“Mirror, mirror on the wall, who is the fairest of them all?” That query, from Snow White and the Seven Dwarfs, has escaped the realm of animation and reappeared in print, on the web (HotorNot.com), and dating apps. The implicit understanding is that fairness is judged by the male gaze. Avavav’s Beate Karlsson flipped the script at her fall presentation, where guests walked a runway flanked by female models on either side. The idea of having the models be the guests, she explained on a call, was to focus on the female gaze, which she feels is disproportionately acknowledged in an industry that mainly caters to women.
Imitation of Christ used a similar tactic back in 2001, but there the focus was on the role of model versus critic. At Avavav, Karlsson was thinking instead about the deification and vulnerability of a model on display in a fashion show. For the soundtrack, she compiled snippets of male designers talking about the women they design for.
Karlsson, who likes a slightly androgynous and gothic look for herself, drew on her style and experiences of dressing for men and going out with female friends when creating the fall lineup, which was tighter than some collections in the past. This was less because it was focused solely on womenswear and mainly because there was more and deeper focus on fewer ideas. The signature rib-cage motif was reimagined in many ways—as a print, through slashing, as embroidery. Tights were worn over pumps as well as the brand’s distinctive Finger shoes. The bulbous form of the Larva bag was effectively translated into a kind of bubble skirt that felt like a distant cousin to the wired saucer skirts carried over from spring.
Overall, there was a tomboy quality to the styling, with neckties omnipresent. One was built into a top, while others were tied in pretty bows at the neck. True to Avavav’s streetwear roots were new pieces from Karlsson’s ongoing collaboration with Adidas. The logo’d waistline of underwear was exposed, and what looked like a skirt made of sweatsuit material was actually a skort with an upside-down U-shaped gusset stitched in the middle of the hem. (Karlsson described them as a mashup of an A-line skirt and basketball shorts.) Elephant-leg pants were rebuilt with a “construction inside that is making it collapse in a more, almost liquid-y way,” the designer said.

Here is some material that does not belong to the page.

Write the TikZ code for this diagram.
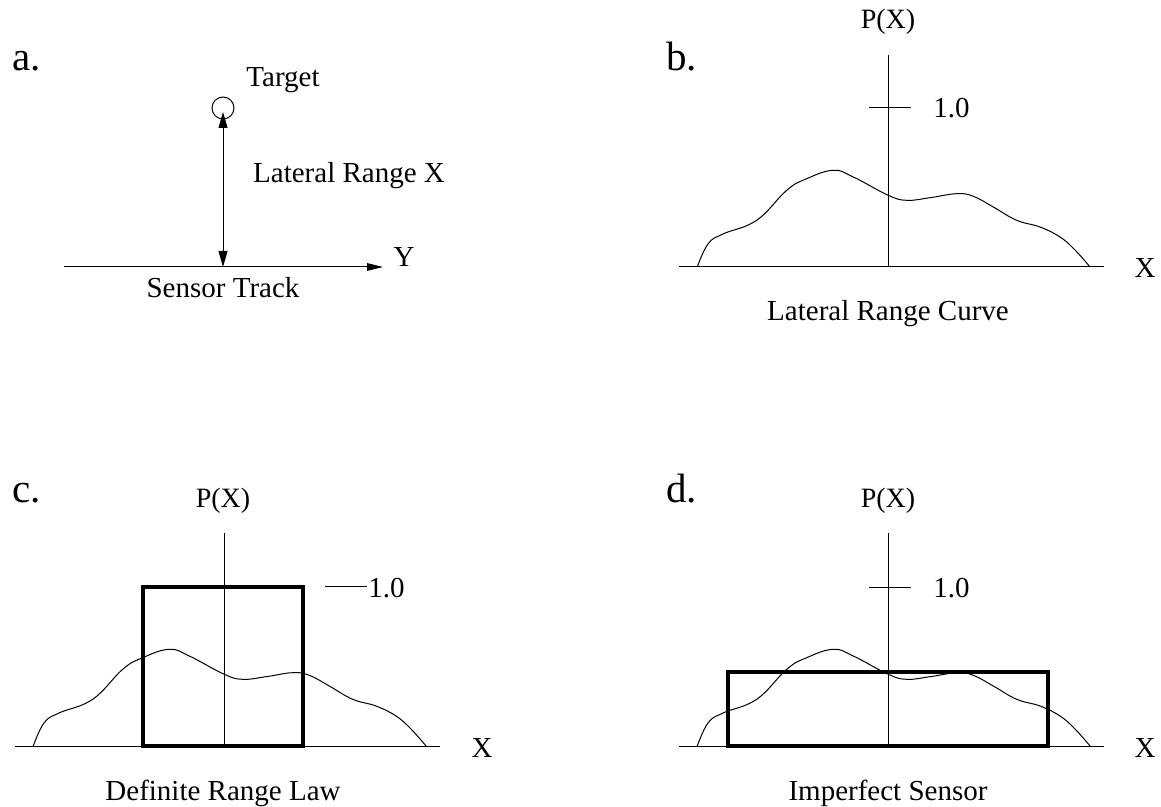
\documentclass[tikz,border=0pt]{standalone}
\usepackage{fontspec}
\setmainfont{Liberation Serif}
\usetikzlibrary{arrows.meta}
\tikzset{
  thinline/.style={line width=0.5pt, line cap=butt},
  thickrect/.style={line width=1.8pt, line join=miter},
  txt/.style={inner sep=0pt, anchor=base, font=\fontsize{14.5}{17}\selectfont},
  txtl/.style={txt, anchor=base west},
  pxt/.style={txt, font=\fontsize{14}{17}\selectfont},
  plabel/.style={inner sep=0pt, anchor=base west, font=\fontsize{20.5}{24}\selectfont},
  vtip/.style={{Triangle[length=8pt,width=4.5pt]}-{Triangle[length=8pt,width=4.5pt]}},
  htip/.style={-{Triangle[length=8pt,width=3.8pt]}},
  lrc/.pic={\draw[thinline] plot[smooth,tension=0.7] coordinates{
    (-190.7,0) (-180,-23) (-165,-33) (-131.3,-46.7)
    (-101.3,-76.7) (-81.3,-88.3) (-54.7,-96.7) (-34.7,-90) 
    (0.3,-71.7) (18.7,-66.7) (42,-69.3) (68.7,-73.3) (85.3,-70.7) (105.3,-60)
    (128.7,-46.7) (152,-40) (172,-30) (187,-17) (202,0)};}
}
\begin{document}
\begin{tikzpicture}[x=0.5pt,y=-0.5pt]
\useasboundingbox (0,0) rectangle (1161,807);

% ---------- panel a ----------
\node[plabel] (la) at (12,71) {a.};
\node[circle, draw, thinline, minimum size=11pt, inner sep=0pt] (target) at (223,108) {};
\coordinate (atop) at (223,112);
\coordinate (abot) at (223,267);
\coordinate (trL) at (64,267);
\coordinate (trR) at (383,267);
\draw[thinline, vtip] (atop) -- (abot);
\draw[thinline, htip] (trL) -- (trR);
\node[txt] (tTarget) at (283,87) {Target};
\node[txt] (tLat) at (349,183) {Lateral Range X};
\node[txt] (tY) at (404,267) {Y};
\node[txt] (tTrack) at (223,298) {Sensor Track};

% ---------- panel b ----------
\node[plabel] (lb) at (666,71) {b.};
\pic at (888,267) {lrc};
\coordinate (bxL) at (679,267);
\coordinate (bxR) at (1104,267);
\coordinate (byT) at (888,55);
\coordinate (byB) at (888,267);
\coordinate (btL) at (869,108);
\coordinate (btR) at (911,108);
\draw[thinline] (bxL) -- (bxR);
\draw[thinline] (byT) -- (byB);
\draw[thinline] (btL) -- (btR);
\node[pxt] (bP) at (888,29) {P(X)};
\node[txtl] (b1) at (933,118) {1.0};
\node[txt] (bX) at (1145,278) {X};
\node[txt] (bcap) at (888,321) {Lateral Range Curve};

% ---------- panel c ----------
\node[plabel] (lc) at (12,502) {c.};
\pic at (224,746) {lrc};
\coordinate (cxL) at (15,746);
\coordinate (cxR) at (440,746);
\coordinate (cyT) at (224,533);
\coordinate (cyB) at (224,746);
\coordinate (ctL) at (325,586);
\coordinate (ctR) at (367,586);
\draw[thinline] (cxL) -- (cxR);
\draw[thinline] (cyT) -- (cyB);
\draw[thinline] (ctL) -- (ctR);
\coordinate (cr1) at (143,746);
\coordinate (cr2) at (303,587);
\draw[thickrect] (cr1) rectangle (cr2);
\node[pxt] (cP) at (223,507) {P(X)};
\node[txtl] (c1) at (368,597) {1.0};
\node[txt] (cX) at (482,757) {X};
\node[txt] (ccap) at (223,800) {Definite Range Law};

% ---------- panel d ----------
\node[plabel] (ld) at (666,502) {d.};
\pic at (888,746) {lrc};
\coordinate (dxL) at (679,746);
\coordinate (dxR) at (1104,746);
\coordinate (dyT) at (888,533);
\coordinate (dyB) at (888,746);
\coordinate (dtL) at (869,587);
\coordinate (dtR) at (911,587);
\draw[thinline] (dxL) -- (dxR);
\draw[thinline] (dyT) -- (dyB);
\draw[thinline] (dtL) -- (dtR);
\coordinate (dr1) at (728,746);
\coordinate (dr2) at (1048,672);
\draw[thickrect] (dr1) rectangle (dr2);
\node[pxt] (dP) at (888,507) {P(X)};
\node[txtl] (d1) at (933,597) {1.0};
\node[txt] (dX) at (1145,757) {X};
\node[txt] (dcap) at (888,800) {Imperfect Sensor};
\end{tikzpicture}
\end{document}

Wings, which looked like the sides of a miniskirt, flared out from the hips of a slim pair of black trousers; another pinstriped pair that integrated a skirt was a feat of patternmaking. The two-in-one feeling worked well with the kookier aspects of the collection, such as tissue paper–stuffed bras and crooked eyeglasses. With the opening of the Schiaparelli exhibition at the Victoria and Albert Museum in mid-March, Surrealism will once again be a topic of conversation. Perhaps a narrow, fur-look mohair chest band is Karlsson’s equivalent of Meret Oppenheim’s fur-lined teacup. In any case, this Swedish designer isn’t content with the status quo. “Especially when I was younger, when I was dressing for men or with men in mind, [my approach] was just less personal, less confident, more like I was fitting into something,” Karlsson said. “When I dress for other women, somehow I just want to be more like a character, more unique and special.” By juxtaposing male and female tropes and discovering “interesting ways of shaping the body and silhouette,” Karlsson crafted a collection that delivered all of those qualities and more.